Good food for thought, but it needs a grain of salt. Emotion and rationality aren’t so neatly bifurcated in the mind’s eye of the consumer. It turns out that loads of psych research point to a different kind of information processing especially as it relates to marketing campaigns. In fact, emotional engagement oftentimes determines how consumers will engage with rational arguments and data.

There are essentially two paths for processing information. One is sometimes refered to as "central" processing, the other "peripheral." Central processing is associated with attention to facts, figures and rational arguments. If there isn’t a motivation to engage at that level, consumers engage in peripheral processing, skim over the details and rely on cues, heuristics and predispositions to form judgments that inform purchasing behavior.

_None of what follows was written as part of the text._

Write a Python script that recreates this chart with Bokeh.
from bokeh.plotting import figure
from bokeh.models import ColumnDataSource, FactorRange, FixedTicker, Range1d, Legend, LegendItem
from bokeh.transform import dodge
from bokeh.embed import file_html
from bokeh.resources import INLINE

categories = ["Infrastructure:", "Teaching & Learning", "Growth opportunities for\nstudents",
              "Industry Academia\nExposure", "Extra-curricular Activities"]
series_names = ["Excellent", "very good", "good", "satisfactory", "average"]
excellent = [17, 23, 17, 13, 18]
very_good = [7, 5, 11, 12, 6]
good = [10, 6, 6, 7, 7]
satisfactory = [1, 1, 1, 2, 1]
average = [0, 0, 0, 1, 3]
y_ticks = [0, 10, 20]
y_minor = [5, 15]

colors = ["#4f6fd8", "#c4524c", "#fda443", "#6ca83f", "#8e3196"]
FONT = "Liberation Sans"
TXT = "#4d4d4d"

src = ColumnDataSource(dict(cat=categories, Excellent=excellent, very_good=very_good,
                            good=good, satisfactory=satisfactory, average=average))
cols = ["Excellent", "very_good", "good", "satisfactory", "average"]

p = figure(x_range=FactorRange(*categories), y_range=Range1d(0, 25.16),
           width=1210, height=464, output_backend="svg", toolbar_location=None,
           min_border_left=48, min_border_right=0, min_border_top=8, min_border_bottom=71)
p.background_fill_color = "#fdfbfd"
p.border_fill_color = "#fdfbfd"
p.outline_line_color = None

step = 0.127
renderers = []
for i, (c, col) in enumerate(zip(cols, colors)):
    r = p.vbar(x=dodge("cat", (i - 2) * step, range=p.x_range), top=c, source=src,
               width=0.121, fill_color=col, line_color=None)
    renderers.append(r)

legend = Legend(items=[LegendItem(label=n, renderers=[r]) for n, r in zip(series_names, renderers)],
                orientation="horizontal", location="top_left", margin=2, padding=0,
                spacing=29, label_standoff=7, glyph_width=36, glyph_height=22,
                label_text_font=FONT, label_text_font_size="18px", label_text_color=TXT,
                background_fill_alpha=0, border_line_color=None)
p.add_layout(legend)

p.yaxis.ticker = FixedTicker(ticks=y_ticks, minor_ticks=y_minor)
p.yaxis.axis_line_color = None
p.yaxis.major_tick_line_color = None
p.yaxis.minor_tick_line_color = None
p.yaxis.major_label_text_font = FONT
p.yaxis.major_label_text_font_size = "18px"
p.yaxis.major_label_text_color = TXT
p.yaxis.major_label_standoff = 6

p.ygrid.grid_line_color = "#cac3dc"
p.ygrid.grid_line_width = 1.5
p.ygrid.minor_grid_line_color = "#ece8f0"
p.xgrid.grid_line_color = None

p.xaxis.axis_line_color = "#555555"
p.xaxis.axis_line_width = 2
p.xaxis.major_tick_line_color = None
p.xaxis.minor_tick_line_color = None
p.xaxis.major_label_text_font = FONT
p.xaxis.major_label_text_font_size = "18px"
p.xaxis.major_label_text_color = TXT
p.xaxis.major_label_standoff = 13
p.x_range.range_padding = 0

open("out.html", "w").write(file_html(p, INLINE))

In other worlds, the case presented in a hard sell might be lost on the consumer that doesn’t have the motivation to pay attention to the details – the price tag, the comparison, the argument.

So what determines the path consumers take to process information about brands, products and services? More often than not, it’s the emotional response elicited by exposure to the brand communication.

The proposal offered by Pringle and Field still rings true, but I would advocate a slightly different model that recognizes the inherent interplay between emotion and cognition. It might be useful to think about marketing campaigns, (especially in a recession where brands are engaged in daily combat for survivial), as influencing a information processing sequence for the consumer. First, engage the consumer with enough of an emotional appeal to trigger motivation to pay attention. Second, present the hard sell information when consumers are ready to receive it. Marketing campaigns that embody this combination  may actually be the most impactful when it comes to influencing purchasing behavior.

Maybe the best marketing campaign during a recession is really a soft hard sell.